STORED DATA:
——

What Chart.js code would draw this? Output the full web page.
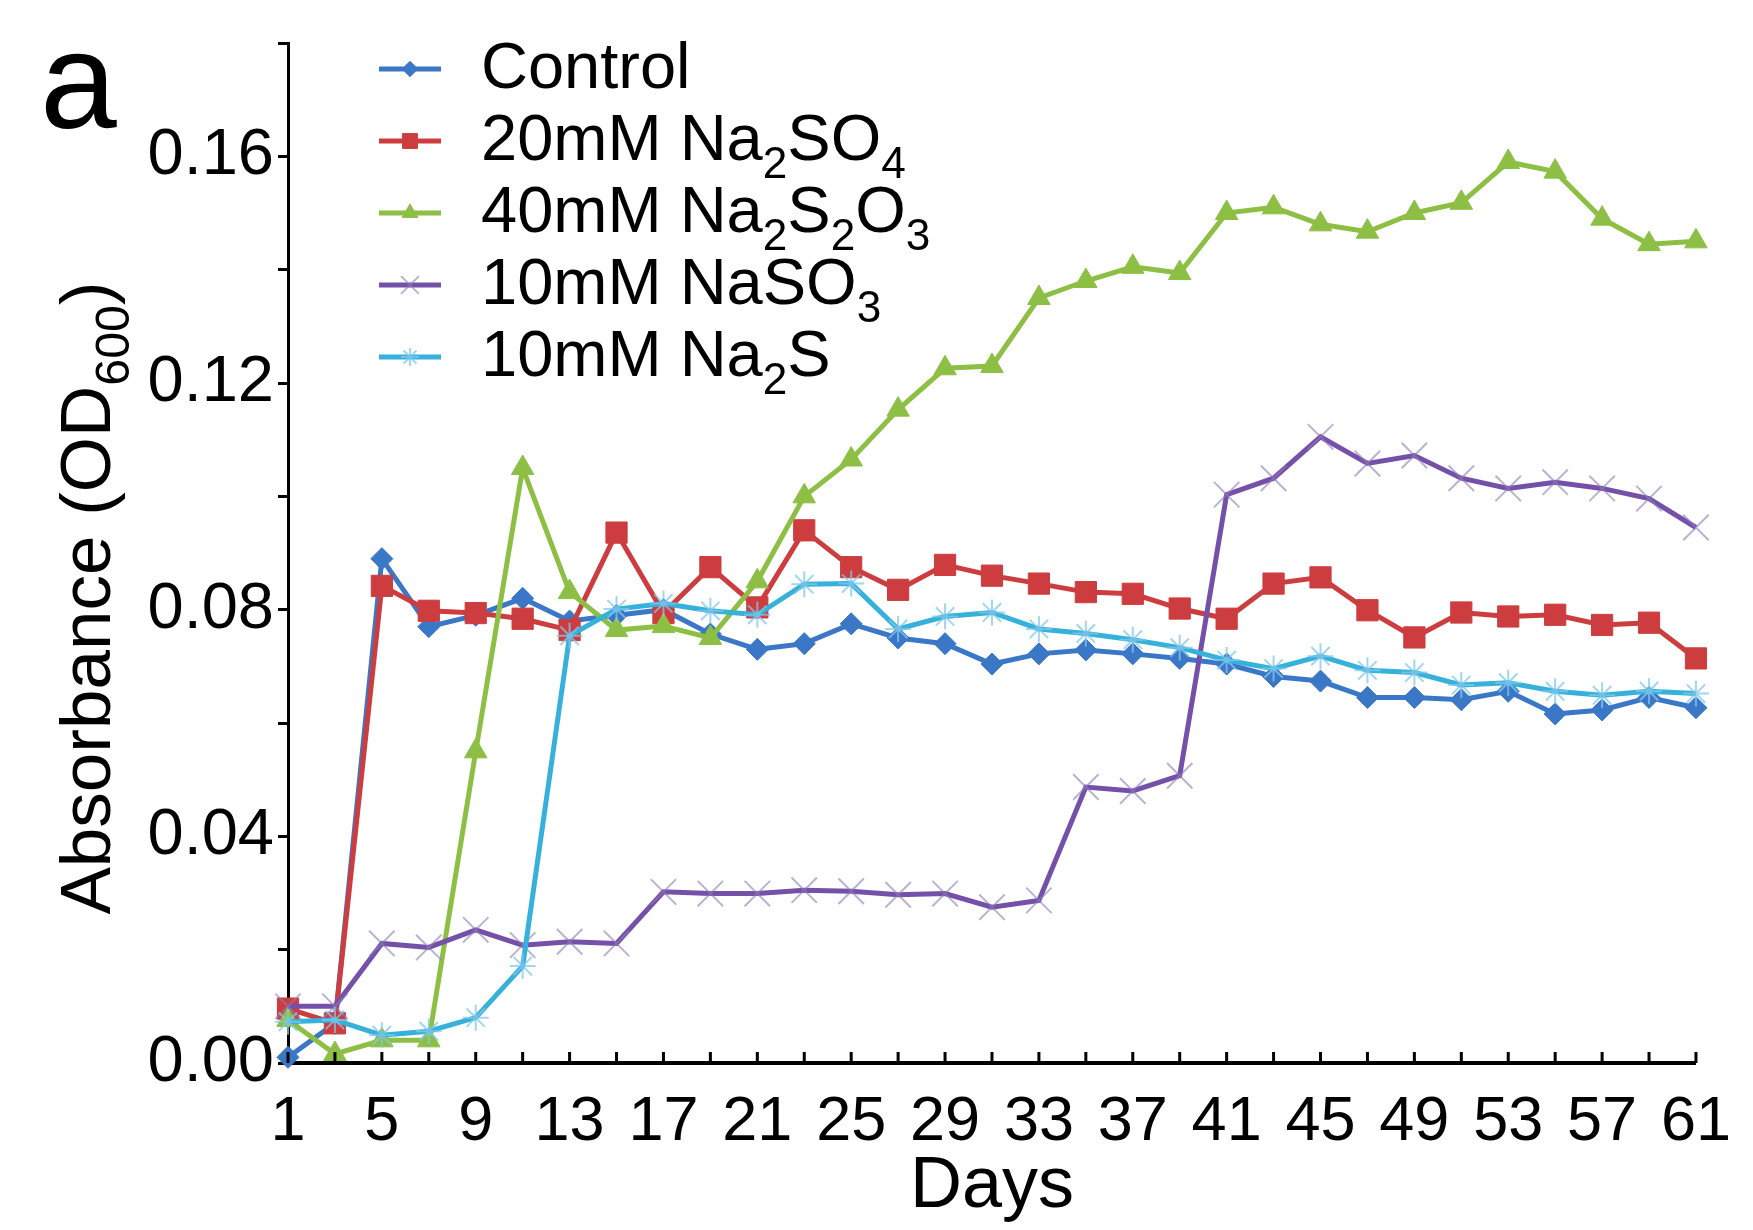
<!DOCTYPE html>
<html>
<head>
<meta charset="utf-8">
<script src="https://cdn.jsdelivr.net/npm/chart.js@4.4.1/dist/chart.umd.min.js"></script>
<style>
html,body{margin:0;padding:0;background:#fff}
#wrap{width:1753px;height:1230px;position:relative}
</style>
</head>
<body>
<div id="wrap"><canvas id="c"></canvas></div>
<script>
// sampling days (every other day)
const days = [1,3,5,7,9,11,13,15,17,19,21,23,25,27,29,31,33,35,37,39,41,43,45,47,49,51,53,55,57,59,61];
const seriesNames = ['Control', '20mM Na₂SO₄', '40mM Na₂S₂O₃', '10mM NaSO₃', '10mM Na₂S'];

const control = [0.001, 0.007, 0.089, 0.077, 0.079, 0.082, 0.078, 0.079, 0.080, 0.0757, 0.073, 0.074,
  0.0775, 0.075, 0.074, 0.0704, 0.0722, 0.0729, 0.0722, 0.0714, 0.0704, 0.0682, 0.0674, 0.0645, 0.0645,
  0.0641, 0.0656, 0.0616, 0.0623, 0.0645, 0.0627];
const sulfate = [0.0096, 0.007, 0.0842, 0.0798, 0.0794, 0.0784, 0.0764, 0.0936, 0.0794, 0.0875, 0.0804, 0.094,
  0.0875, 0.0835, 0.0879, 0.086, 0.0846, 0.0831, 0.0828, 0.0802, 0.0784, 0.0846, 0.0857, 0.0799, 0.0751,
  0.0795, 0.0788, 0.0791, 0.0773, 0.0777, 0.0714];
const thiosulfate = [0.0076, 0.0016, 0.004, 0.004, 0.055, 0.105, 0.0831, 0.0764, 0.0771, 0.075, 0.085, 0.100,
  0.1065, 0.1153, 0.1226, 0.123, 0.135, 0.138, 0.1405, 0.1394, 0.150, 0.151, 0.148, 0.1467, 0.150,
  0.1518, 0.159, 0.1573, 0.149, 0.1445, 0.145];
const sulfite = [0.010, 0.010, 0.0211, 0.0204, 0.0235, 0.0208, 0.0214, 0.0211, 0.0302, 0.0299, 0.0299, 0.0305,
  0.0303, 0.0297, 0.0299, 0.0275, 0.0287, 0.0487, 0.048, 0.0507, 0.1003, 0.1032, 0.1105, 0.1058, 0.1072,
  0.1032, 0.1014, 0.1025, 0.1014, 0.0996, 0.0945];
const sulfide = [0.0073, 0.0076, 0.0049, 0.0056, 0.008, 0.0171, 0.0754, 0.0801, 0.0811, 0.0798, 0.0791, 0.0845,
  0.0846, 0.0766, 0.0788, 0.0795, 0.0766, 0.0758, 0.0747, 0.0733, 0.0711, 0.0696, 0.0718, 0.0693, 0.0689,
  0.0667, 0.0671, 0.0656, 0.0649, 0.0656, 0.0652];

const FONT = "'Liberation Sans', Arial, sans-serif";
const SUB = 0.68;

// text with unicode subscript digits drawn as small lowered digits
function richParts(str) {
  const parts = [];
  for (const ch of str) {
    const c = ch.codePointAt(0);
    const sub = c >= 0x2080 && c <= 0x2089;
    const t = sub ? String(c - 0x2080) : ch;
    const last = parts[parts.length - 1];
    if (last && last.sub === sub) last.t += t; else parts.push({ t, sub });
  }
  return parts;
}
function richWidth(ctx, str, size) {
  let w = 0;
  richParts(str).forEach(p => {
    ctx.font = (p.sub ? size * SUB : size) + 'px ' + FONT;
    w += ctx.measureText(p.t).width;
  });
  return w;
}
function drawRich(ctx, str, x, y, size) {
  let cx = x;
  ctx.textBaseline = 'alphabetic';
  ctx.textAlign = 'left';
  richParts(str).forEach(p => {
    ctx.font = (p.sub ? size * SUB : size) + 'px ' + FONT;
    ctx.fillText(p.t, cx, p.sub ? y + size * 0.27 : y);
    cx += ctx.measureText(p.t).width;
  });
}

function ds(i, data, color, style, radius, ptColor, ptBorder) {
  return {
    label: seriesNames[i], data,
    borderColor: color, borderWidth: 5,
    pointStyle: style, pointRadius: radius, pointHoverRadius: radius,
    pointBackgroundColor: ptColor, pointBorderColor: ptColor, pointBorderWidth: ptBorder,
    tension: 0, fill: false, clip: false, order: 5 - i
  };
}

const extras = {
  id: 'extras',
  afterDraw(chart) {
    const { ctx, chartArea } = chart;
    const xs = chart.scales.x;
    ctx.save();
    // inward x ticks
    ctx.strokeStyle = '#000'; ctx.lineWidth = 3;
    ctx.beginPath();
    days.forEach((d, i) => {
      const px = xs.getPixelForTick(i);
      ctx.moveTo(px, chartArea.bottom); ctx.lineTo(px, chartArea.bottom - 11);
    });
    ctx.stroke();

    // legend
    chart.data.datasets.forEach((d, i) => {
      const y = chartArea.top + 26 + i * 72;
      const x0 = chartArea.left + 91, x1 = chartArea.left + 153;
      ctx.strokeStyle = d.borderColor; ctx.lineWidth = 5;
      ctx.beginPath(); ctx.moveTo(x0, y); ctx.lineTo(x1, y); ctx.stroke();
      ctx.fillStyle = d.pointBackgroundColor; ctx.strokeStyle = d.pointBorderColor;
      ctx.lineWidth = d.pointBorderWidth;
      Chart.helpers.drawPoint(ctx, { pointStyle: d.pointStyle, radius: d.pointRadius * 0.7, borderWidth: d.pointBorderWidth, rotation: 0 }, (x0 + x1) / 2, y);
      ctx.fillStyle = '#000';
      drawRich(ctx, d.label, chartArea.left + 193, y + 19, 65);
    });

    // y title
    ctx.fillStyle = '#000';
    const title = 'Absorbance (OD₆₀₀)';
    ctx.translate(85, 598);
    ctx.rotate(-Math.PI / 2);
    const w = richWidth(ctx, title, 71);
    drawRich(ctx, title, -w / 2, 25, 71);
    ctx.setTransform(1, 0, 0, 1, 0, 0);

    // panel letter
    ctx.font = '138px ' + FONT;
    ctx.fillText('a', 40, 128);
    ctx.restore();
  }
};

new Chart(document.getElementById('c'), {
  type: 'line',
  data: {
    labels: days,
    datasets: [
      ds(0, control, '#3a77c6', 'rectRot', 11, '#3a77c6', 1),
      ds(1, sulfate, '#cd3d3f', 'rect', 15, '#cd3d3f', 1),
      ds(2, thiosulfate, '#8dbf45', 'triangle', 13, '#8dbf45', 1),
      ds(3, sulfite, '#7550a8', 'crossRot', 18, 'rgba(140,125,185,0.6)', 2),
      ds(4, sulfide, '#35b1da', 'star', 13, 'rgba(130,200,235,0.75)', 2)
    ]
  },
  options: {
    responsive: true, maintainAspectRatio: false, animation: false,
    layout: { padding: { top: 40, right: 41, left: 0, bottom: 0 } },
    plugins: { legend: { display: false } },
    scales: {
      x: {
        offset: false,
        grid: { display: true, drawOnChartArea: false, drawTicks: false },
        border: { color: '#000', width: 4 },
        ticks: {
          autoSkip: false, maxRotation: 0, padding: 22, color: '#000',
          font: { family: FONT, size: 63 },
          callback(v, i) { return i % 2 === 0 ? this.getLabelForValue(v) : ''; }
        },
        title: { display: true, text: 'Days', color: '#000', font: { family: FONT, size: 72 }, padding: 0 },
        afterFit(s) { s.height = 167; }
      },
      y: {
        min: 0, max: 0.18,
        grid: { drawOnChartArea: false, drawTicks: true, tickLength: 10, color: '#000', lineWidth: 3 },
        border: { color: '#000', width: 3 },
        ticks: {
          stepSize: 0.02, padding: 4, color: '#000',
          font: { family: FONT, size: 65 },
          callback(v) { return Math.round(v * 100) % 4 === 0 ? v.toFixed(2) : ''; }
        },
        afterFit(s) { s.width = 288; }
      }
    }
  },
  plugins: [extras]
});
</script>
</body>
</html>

——

GIVEN REQUEST:
Pictures stay out. Repeat only the lines from the beginning of the data through the line that has "const seriesNames = ['Control', '20mM".

ANSWER FOR THIS EXERCISE:
What Chart.js code would draw this? Output the full web page.
<!DOCTYPE html>
<html>
<head>
<meta charset="utf-8">
<script src="https://cdn.jsdelivr.net/npm/chart.js@4.4.1/dist/chart.umd.min.js"></script>
<style>
html,body{margin:0;padding:0;background:#fff}
#wrap{width:1753px;height:1230px;position:relative}
</style>
</head>
<body>
<div id="wrap"><canvas id="c"></canvas></div>
<script>
// sampling days (every other day)
const days = [1,3,5,7,9,11,13,15,17,19,21,23,25,27,29,31,33,35,37,39,41,43,45,47,49,51,53,55,57,59,61];
const seriesNames = ['Control', '20mM Na₂SO₄', '40mM Na₂S₂O₃', '10mM NaSO₃', '10mM Na₂S'];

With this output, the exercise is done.